Fulacht fia, Cloghadockan, Co. Mayo
Co. Mayo |
Settlement Sites
Scattered across the Irish countryside in their thousands, fulachtaí fia are among the most common and least understood monuments in the archaeological record.
The one at Cloghadockan in County Mayo is a quiet example of a type that has puzzled researchers for generations. These low, horseshoe-shaped mounds, typically found near water, are generally dated to the Bronze Age, somewhere between 1500 and 500 BC. They consist largely of fire-cracked stone, the accumulated debris of a process in which rocks were heated in a fire and then dropped into a water-filled trough to bring it to the boil.

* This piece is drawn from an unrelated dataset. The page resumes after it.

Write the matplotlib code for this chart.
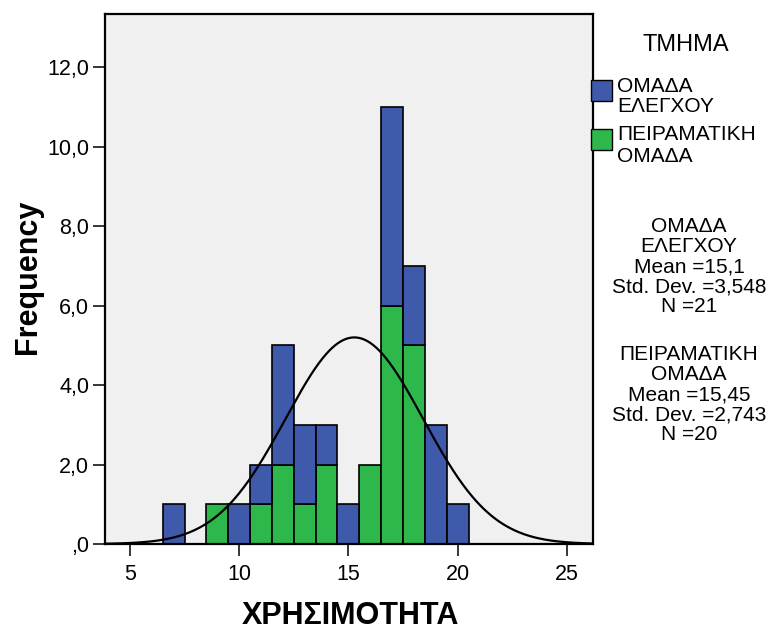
import numpy as np
import matplotlib
matplotlib.use("Agg")
import matplotlib.pyplot as plt
from matplotlib.patches import Rectangle

plt.rcParams['font.family'] = ['Liberation Sans', 'DejaVu Sans']

# ---- data ----
bin_centers = [7, 8, 9, 10, 11, 12, 13, 14, 15, 16, 17, 18, 19, 20]
control_counts = [1, 0, 0, 1, 1, 3, 2, 1, 1, 0, 5, 2, 3, 1]        # ΟΜΑΔΑ ΕΛΕΓΧΟΥ
experimental_counts = [0, 0, 1, 0, 1, 2, 1, 2, 0, 2, 6, 5, 0, 0]   # ΠΕΙΡΑΜΑΤΙΚΗ ΟΜΑΔΑ
group_names = ["ΟΜΑΔΑ\nΕΛΕΓΧΟΥ", "ΠΕΙΡΑΜΑΤΙΚΗ\nΟΜΑΔΑ"]
group_means = [15.1, 15.45]
group_sds = [3.548, 2.743]
group_ns = [21, 20]
x_ticks = [5, 10, 15, 20, 25]
y_ticks = [0, 2, 4, 6, 8, 10, 12]

BLUE = "#3F59AB"
GREEN = "#2EB84B"
W, H = 771, 630

fig = plt.figure(figsize=(W / 100, H / 100), dpi=100)
fig.patch.set_facecolor("white")

def fx(x):
    return x / W

def fy(y):
    return 1 - y / H

ax = fig.add_axes([fx(105), fy(544), fx(592.7) - fx(105), fy(13.5) - fy(544)])
ax.set_facecolor("#F0F0F0")

bc = np.array(bin_centers, dtype=float)
ctrl = np.array(control_counts, dtype=float)
expt = np.array(experimental_counts, dtype=float)

m_e = expt > 0
ax.bar(bc[m_e], expt[m_e], width=1.0, color=GREEN, edgecolor="black", linewidth=1.2, zorder=2)
m_c = ctrl > 0
ax.bar(bc[m_c], ctrl[m_c], bottom=expt[m_c], width=1.0, color=BLUE, edgecolor="black", linewidth=1.2, zorder=2)

# normal curve for combined sample
n_tot = sum(group_ns)
mu = sum(n * m for n, m in zip(group_ns, group_means)) / n_tot
ss = sum((n - 1) * s ** 2 + n * (m - mu) ** 2 for n, m, s in zip(group_ns, group_means, group_sds))
sd = np.sqrt(ss / (n_tot - 1))
xlo, xhi = 3.86, 26.18
xs = np.linspace(xlo, xhi, 400)
ys = n_tot * 1.0 / (sd * np.sqrt(2 * np.pi)) * np.exp(-0.5 * ((xs - mu) / sd) ** 2)
ax.plot(xs, ys, color="black", linewidth=1.6, zorder=3)

ax.set_xlim(xlo, xhi)
ax.set_ylim(0, 13.35)
ax.set_xticks(x_ticks)
ax.set_xticklabels([str(t) for t in x_ticks])
ax.set_yticks(y_ticks)
ax.set_yticklabels([(f"{t:.1f}".replace(".", ",") if t != 0 else ",0") for t in y_ticks])
ax.tick_params(axis="both", direction="out", length=8.5, width=1.1, labelsize=15.5, color="black")
ax.tick_params(axis="x", pad=6)
ax.tick_params(axis="y", pad=3)
for s in ax.spines.values():
    s.set_linewidth(1.6)
    s.set_color("black")

fig.text(fx(28), fy(277), "Frequency", rotation=90, ha="center", va="center",
         fontsize=22, fontweight="bold")
fig.text(fx(350), fy(616), "ΧΡΗΣΙΜΟΤΗΤΑ", ha="center", va="center",
         fontsize=22, fontweight="bold")

# legend
fig.text(fx(686), fy(42.5 + 8.5), "ΤΜΗΜΑ", ha="center", va="baseline", fontsize=17)
patch_y = [(80, 101), (129, 150)]
for (y0, y1), col in zip(patch_y, [BLUE, GREEN]):
    fig.patches.append(Rectangle((fx(591), fy(y1)), fx(612) - fx(591), fy(y0) - fy(y1),
                                 transform=fig.transFigure, facecolor=col,
                                 edgecolor="black", linewidth=1.0))
entry_lines = [[(84, group_names[0].split("\n")[0]), (104, group_names[0].split("\n")[1])],
               [(133, group_names[1].split("\n")[0]), (155, group_names[1].split("\n")[1])]]
for lines in entry_lines:
    for yc, t in lines:
        fig.text(fx(617), fy(yc + 7.5), t, ha="left", va="baseline", fontsize=15)

# statistics
stat_y0 = [225, 353]
for y0, name, m, s, n in zip(stat_y0, group_names, group_means, group_sds, group_ns):
    lines = name.split("\n") + [
        "Mean =" + f"{m:g}".replace(".", ","),
        "Std. Dev. =" + f"{s:.3f}".replace(".", ","),
        f"N ={n}",
    ]
    for i, t in enumerate(lines):
        fig.text(fx(689), fy(y0 + i * 20 + 7.5), t, ha="center", va="baseline", fontsize=15)

fig.savefig("out.png", dpi=100, facecolor="white")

What that boiling was actually for remains genuinely contested. The most widely repeated explanation is cooking, perhaps the slow preparation of large joints of meat wrapped in straw. But experiments have also shown that a fulacht fia could function as a primitive sauna or sweat lodge, and some archaeologists have proposed uses ranging from textile processing to the brewing of ale. The monuments tend not to yield dramatic finds, which is part of why the debate has run so long. What they do leave behind is a distinctive crescent of blackened, shattered stone, built up over repeated use into a low mound that can survive in the landscape for three thousand years or more.
Cloghadockan is a townland in Mayo, and the presence of a fulacht fia there places the locality within a pattern of Bronze Age activity that appears throughout the west of Ireland, wherever boggy ground and a reliable water source made the necessary conditions available. Beyond its classification and location, the specific details of this particular site remain sparse in the accessible record.